Бродского иногда упрекают не только в исторических анахронизмах «Писем»,[24] но и в географической путанице. Например, в том, что Понтом называлось Черное море и область в Малой Азии, но никак не Средиземное море у берегов Испании.[25] Однако латинское слово pontusимеет и нарицательное значение «море», причем преимущественно бурное – «пучина, морской вал», то есть, как раз такое, как в финале «Писем римскому другу». Так что с этим все, вроде, в порядке. Вот только Бильбилис, где родился и куда вернулся Марциал (и откуда он предположительно пишет у Бродского), находился в теперешней провинции Арагон, выхода к морю не имеющей.[26]

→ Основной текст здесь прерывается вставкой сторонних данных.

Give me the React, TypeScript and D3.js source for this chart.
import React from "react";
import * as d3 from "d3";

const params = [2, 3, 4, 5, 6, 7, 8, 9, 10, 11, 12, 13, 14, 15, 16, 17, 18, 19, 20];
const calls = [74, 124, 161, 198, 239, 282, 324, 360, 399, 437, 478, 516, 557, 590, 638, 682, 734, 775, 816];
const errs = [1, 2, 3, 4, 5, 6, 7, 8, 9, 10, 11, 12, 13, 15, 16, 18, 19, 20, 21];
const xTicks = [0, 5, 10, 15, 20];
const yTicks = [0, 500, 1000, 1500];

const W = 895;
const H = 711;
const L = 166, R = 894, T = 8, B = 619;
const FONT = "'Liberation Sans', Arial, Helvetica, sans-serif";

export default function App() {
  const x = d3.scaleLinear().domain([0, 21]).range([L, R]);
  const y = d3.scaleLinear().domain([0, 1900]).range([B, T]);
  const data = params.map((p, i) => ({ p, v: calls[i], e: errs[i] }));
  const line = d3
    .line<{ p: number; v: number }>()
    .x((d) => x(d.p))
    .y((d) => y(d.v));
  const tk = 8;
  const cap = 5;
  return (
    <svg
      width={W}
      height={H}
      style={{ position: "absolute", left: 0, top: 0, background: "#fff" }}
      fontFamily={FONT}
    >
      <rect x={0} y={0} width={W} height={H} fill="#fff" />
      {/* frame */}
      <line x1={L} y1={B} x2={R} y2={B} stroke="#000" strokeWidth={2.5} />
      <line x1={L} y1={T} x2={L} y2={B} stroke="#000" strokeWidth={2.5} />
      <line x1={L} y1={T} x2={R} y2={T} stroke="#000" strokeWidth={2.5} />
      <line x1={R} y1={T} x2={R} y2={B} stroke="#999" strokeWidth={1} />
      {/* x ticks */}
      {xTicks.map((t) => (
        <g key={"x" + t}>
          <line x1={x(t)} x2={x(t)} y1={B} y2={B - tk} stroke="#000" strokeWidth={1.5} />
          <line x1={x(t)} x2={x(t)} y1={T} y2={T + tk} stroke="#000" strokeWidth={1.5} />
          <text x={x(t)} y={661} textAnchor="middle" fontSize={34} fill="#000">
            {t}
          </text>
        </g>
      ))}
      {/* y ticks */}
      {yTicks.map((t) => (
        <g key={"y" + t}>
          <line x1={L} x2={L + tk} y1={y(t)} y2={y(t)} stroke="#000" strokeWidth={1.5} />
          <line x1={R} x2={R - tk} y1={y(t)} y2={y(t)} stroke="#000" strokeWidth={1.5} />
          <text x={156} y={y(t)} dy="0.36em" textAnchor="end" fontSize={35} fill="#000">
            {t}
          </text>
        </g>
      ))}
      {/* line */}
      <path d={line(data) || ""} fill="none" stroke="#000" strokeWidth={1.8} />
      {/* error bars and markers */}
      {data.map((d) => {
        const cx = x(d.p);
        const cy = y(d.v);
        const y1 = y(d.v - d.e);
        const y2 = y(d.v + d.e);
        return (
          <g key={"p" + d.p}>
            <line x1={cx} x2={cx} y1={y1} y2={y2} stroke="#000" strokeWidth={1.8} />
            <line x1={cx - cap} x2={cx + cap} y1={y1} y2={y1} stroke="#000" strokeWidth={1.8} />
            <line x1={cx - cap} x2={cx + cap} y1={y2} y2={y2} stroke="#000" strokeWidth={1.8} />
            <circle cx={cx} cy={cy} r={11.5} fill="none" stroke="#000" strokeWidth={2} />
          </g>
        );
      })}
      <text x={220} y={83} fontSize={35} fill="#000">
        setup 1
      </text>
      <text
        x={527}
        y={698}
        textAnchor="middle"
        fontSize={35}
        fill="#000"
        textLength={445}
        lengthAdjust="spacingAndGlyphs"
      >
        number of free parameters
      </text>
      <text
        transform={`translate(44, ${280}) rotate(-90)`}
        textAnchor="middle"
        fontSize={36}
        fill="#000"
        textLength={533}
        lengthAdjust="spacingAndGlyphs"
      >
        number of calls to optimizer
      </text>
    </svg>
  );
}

[*] За замечания и подсказки я признателен Михаилу Безродному, Дмитрию Быкову, Борису Вольфсону, Кате Компанеец, Александру Кушнеру, Льву Лосеву, Ладе Пановой и Михаилу Ямпольскому.           



 

ПРИМЕЧАНИЯ

[1] Лев Лосев. Иосиф Бродский. Жизнь замечательных людей. М.: Молодая гвардия, 2006. С. 273-274. Правда, какая именно из 37 составляющих «Естественную историю» книг, предполагается лежащей на скамейке, Лосев не уточняет. Вообще говоря, это могло бы быть не единственное дошедшее до нас сочинение Плиния, а какая-нибудь другая “Historia” (например, его история войны с германцами и новейшая римская история, использованная Тацитом, а затем утраченная), но, конечно, вероятнее, что подразумевается самый известный текст Плиния, тем более, что «это тот же мир [, что и в «письме» – А. Ж.] в литературном отражении, “Naturalis historia” – попытка Плиния Старшего дать энциклопедическое описание всего природного мира» (Лосев, цит. соч., с. 274).

[2] Там же, с. 273.

[3] А тем более на коленях перед «я», -- еще одно лингвистически возможное прочтение.

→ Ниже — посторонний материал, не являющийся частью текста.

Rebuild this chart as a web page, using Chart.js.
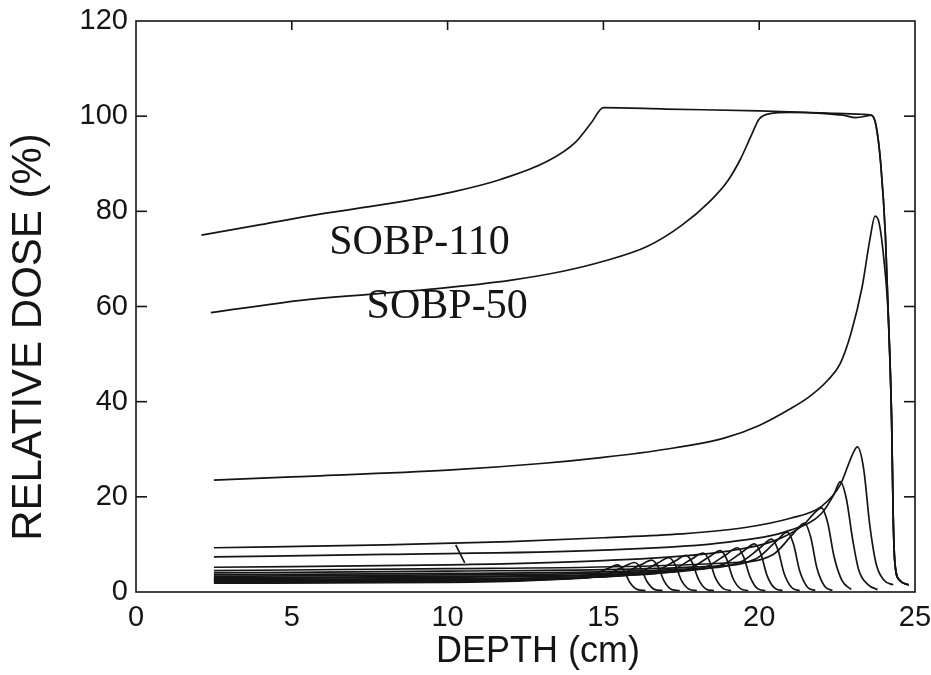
<!DOCTYPE html>
<html>
<head>
<meta charset="utf-8">
<script src="https://cdn.jsdelivr.net/npm/chart.js@4/dist/chart.umd.min.js"></script>
<style>
  html, body { margin: 0; padding: 0; background: #fff; }
  #chart { display: block; }
</style>
</head>
<body>
<canvas id="chart" width="931" height="675"></canvas>
<script>
// Axis ticks
const depthTicks = [0, 5, 10, 15, 20, 25];
const doseTicks = [0, 20, 40, 60, 80, 100, 120];

// Spread-out Bragg peaks
const sobp110Depth = [2.1, 4, 5.9, 8, 10.1, 11.7, 13.2, 14.1, 14.6, 15.0, 17, 20, 22, 23.3, 23.6, 23.75, 23.9, 24.05, 24.15, 24.25, 24.3, 24.35, 24.5, 24.8];
const sobp110Dose = [75, 77.2, 79.4, 81.5, 84, 86.7, 90.5, 94.5, 98.5, 101.8, 101.5, 101.1, 100.7, 100.4, 100.2, 98, 90, 75, 57, 36, 16, 6.5, 2.5, 1.5];
const sobp50Depth = [2.4, 5.3, 9.4, 12, 13.7, 15, 16.4, 17.5, 18.4, 19.0, 19.4, 19.75, 20.0, 20.4, 21, 22, 22.7, 23.1, 23.5, 23.6, 23.75, 23.9, 24.05, 24.15, 24.25, 24.3, 24.35, 24.5, 24.8];
const sobp50Dose = [58.7, 61.3, 63.6, 65.5, 67.4, 69.5, 72.6, 77, 82, 86.5, 91, 96, 99.4, 100.6, 100.8, 100.6, 100.2, 99.7, 100.1, 100.2, 98, 90, 75, 57, 36, 16, 6.5, 2.5, 1.5];

// Deepest pristine peak
const peakDepth = [2.5, 5, 10, 13, 15, 17, 18.9, 20, 21, 21.6, 22.2, 22.6, 22.95, 23.3, 23.55, 23.72, 23.85, 24.0, 24.15, 24.25, 24.3, 24.35, 24.5, 24.8];
const peakDose = [23.5, 24.2, 25.6, 27, 28.3, 30, 32.4, 35, 38.5, 41, 44.5, 48, 54.5, 64, 74, 79, 77.5, 70, 57, 36, 16, 6.5, 2.5, 1.5];

// Weighted pristine peaks, deep to shallow
const pristineDepths = [
  [2.5, 8, 12, 15, 17.5, 19.5, 21, 22, 22.6, 23.0, 23.15, 23.35, 23.55, 23.75, 24.0, 24.3],
  [2.5, 8, 15, 19, 21, 22, 22.4, 22.6, 22.8, 23.0, 23.2, 23.5, 23.8],
  [2.5, 10, 15, 19, 20.5, 21.4, 21.8, 22.0, 22.2, 22.4, 22.65, 22.95],
  [2.5, 10, 18.95, 20.45, 21.1, 21.45, 21.65, 21.85, 22.1, 22.35],
  [2.5, 10, 18.4, 19.9, 20.55, 20.9, 21.1, 21.3, 21.55, 21.8],
  [2.5, 10, 17.9, 19.4, 20.05, 20.4, 20.6, 20.8, 21.05, 21.3],
  [2.5, 10, 17.35, 18.85, 19.5, 19.85, 20.05, 20.25, 20.5, 20.75],
  [2.5, 10, 16.8, 18.3, 18.95, 19.3, 19.5, 19.7, 19.95, 20.2],
  [2.5, 10, 16.25, 17.75, 18.4, 18.75, 18.95, 19.15, 19.4, 19.65],
  [2.5, 10, 15.7, 17.2, 17.85, 18.2, 18.4, 18.6, 18.85, 19.1],
  [2.5, 10, 15.15, 16.65, 17.3, 17.65, 17.85, 18.05, 18.3, 18.55],
  [2.5, 10, 14.6, 16.1, 16.75, 17.1, 17.3, 17.5, 17.75, 18.0],
  [2.5, 10, 14.05, 15.55, 16.2, 16.55, 16.75, 16.95, 17.2, 17.45],
  [2.5, 10, 13.5, 15.0, 15.65, 16.0, 16.2, 16.4, 16.65, 16.9],
  [2.5, 10, 12.95, 14.45, 15.1, 15.45, 15.65, 15.85, 16.1, 16.35]
];
const pristineDoses = [
  [9.3, 9.9, 10.6, 11.4, 12.2, 13.5, 15.5, 18, 22.5, 29, 30.5, 26, 14, 6, 2.5, 1.5],
  [7.4, 7.9, 8.8, 10.5, 13, 16.5, 20.5, 23.2, 19.5, 11, 4.5, 1.5, 0.5],
  [5.2, 5.7, 6.6, 8.6, 10.8, 14, 16.8, 17.7, 14.5, 7.5, 2.5, 0.5],
  [4.5, 4.9, 6.1, 7.9, 12.3, 14.5, 11.6, 5.1, 1.2, 0.3],
  [4.0, 4.4, 5.4, 7.0, 10.7, 12.6, 10.1, 4.4, 1.0, 0.3],
  [3.6, 3.9, 4.9, 6.3, 9.4, 11.1, 8.9, 3.9, 0.9, 0.3],
  [3.3, 3.6, 4.5, 5.8, 8.6, 10.1, 8.1, 3.5, 0.8, 0.3],
  [3.0, 3.3, 4.1, 5.3, 7.9, 9.3, 7.4, 3.3, 0.7, 0.3],
  [2.8, 3.1, 3.8, 4.9, 7.4, 8.7, 7.0, 3.0, 0.7, 0.3],
  [2.6, 2.8, 3.5, 4.6, 7.0, 8.2, 6.6, 2.9, 0.7, 0.3],
  [2.45, 2.7, 3.3, 4.3, 6.5, 7.7, 6.2, 2.7, 0.6, 0.3],
  [2.3, 2.5, 3.1, 4.0, 6.1, 7.2, 5.8, 2.5, 0.6, 0.3],
  [2.15, 2.35, 2.9, 3.8, 5.7, 6.7, 5.4, 2.3, 0.5, 0.3],
  [2.0, 2.2, 2.7, 3.5, 5.3, 6.2, 5.0, 2.2, 0.5, 0.3],
  [1.85, 2.0, 2.5, 3.2, 4.8, 5.7, 4.6, 2.0, 0.5, 0.3]
];

// Small stray stroke in the scan
const markDepth = [10.26, 10.55];
const markDose = [9.9, 6.1];

const ink = "#151515";

function toPoints(xs, ys) {
  return xs.map((x, i) => ({ x, y: ys[i] }));
}

function curve(xs, ys) {
  return {
    data: toPoints(xs, ys),
    showLine: true,
    borderColor: ink,
    borderWidth: 1.7,
    pointRadius: 0,
    cubicInterpolationMode: "monotone",
    fill: false,
  };
}

const datasets = [
  curve(sobp110Depth, sobp110Dose),
  curve(sobp50Depth, sobp50Dose),
  curve(peakDepth, peakDose),
  ...pristineDepths.map((d, i) => curve(d, pristineDoses[i])),
  curve(markDepth, markDose),
];

// Frame, inward ticks, titles and curve labels
const framePlugin = {
  id: "frame",
  afterDraw(chart) {
    const { ctx, chartArea: a, scales } = chart;
    const x = scales.x, y = scales.y;
    ctx.save();
    ctx.strokeStyle = ink;
    ctx.lineWidth = 1.6;
    ctx.strokeRect(a.left, a.top, a.right - a.left, a.bottom - a.top);
    const seg = (x1, y1, x2, y2) => {
      ctx.beginPath();
      ctx.moveTo(x1, y1);
      ctx.lineTo(x2, y2);
      ctx.stroke();
    };
    doseTicks.slice(1, -1).forEach((v) => {
      const py = y.getPixelForValue(v);
      seg(a.left, py, a.left + 11, py);
      seg(a.right - 11, py, a.right, py);
    });
    depthTicks.slice(1, -1).forEach((v) => {
      const px = x.getPixelForValue(v);
      seg(px, a.top, px, a.top + 9);
    });

    ctx.fillStyle = ink;
    ctx.save();
    ctx.translate(29, 337);
    ctx.rotate(-Math.PI / 2);
    ctx.font = '42px "Liberation Sans", Arial, sans-serif';
    ctx.textAlign = "center";
    ctx.textBaseline = "middle";
    ctx.fillText("RELATIVE DOSE (%)", 0, 0);
    ctx.restore();

    ctx.font = '36px "Liberation Sans", Arial, sans-serif';
    ctx.textAlign = "center";
    ctx.textBaseline = "alphabetic";
    ctx.fillText("DEPTH (cm)", 538, 662);

    ctx.font = '42px "Liberation Serif", "Times New Roman", serif';
    ctx.textAlign = "left";
    ctx.fillText("SOBP-110", x.getPixelForValue(6.2), y.getPixelForValue(71));
    ctx.fillText("SOBP-50", x.getPixelForValue(7.4), y.getPixelForValue(57.6));
    ctx.restore();
  },
};

new Chart(document.getElementById("chart"), {
  type: "scatter",
  data: { datasets },
  options: {
    responsive: false,
    animation: false,
    layout: { padding: { top: 21, right: 16, left: 0, bottom: 0 } },
    plugins: {
      legend: { display: false },
      tooltip: { enabled: false },
    },
    scales: {
      x: {
        type: "linear",
        min: 0,
        max: 25,
        afterBuildTicks: (s) => { s.ticks = depthTicks.map((v) => ({ value: v })); },
        afterFit: (s) => { s.height = 83; s.paddingLeft = 0; s.paddingRight = 0; },
        grid: { display: false, drawTicks: false },
        border: { display: false },
        ticks: {
          padding: 9,
          maxRotation: 0,
          color: ink,
          font: { family: "Liberation Sans", size: 29 },
        },
      },
      y: {
        type: "linear",
        min: 0,
        max: 120,
        afterBuildTicks: (s) => { s.ticks = doseTicks.map((v) => ({ value: v })); },
        afterFit: (s) => { s.width = 136; s.paddingTop = 0; s.paddingBottom = 0; },
        grid: { display: false, drawTicks: false },
        border: { display: false },
        ticks: {
          padding: 8,
          color: ink,
          font: { family: "Liberation Sans", size: 29 },
        },
      },
    },
  },
  plugins: [framePlugin],
});
</script>
</body>
</html>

[4] На этот ахматовский подтекст указывает в своей содержательной рецензии и А. Ранчин (Филологическая биография (Рец. на кн.: Лосев Л. Иосиф Бродский. М., 2006)// Новое литературное обозрение. 82 (2006). С. 475-481), см. с. 481.

[5] «Инициативу беру я: “Я прочитаю стихотворение, а ты угадай, кто его написал. Я его тебе раньше читала”. Читаю: “Смуглый отрок бродил по аллеям, у озёрных грустил берегов...” — “Знаю! Это Анна Андреевна Ахматова”. И вдруг недоумение: “Ты говорила, что Парни — французский поэт, а Том — это ведь американское имя...” Трудно передать моё смятение. Мне никогда бы не пришло в голову, что можно и так услышать: “Здесь лежала его треуголка и растрёпанный Том Парни”. Говорю, что “том” в данном случае — книга» (Алевтина Роботова. Смуглый отрок бродил по аллеям... Вечерние разговоры с сыном // Домашнее воспитание. 2003. 3).

[6] Несколько знакомых литературоведов, а также поэтов, ознакомившись с черновиком статьи, признались, что, как и я, склонны были видеть на скамейке фигуру Плиния. Допускает присутствие на скамейке самого Плиния и Ранчин (цит. соч., с. 481).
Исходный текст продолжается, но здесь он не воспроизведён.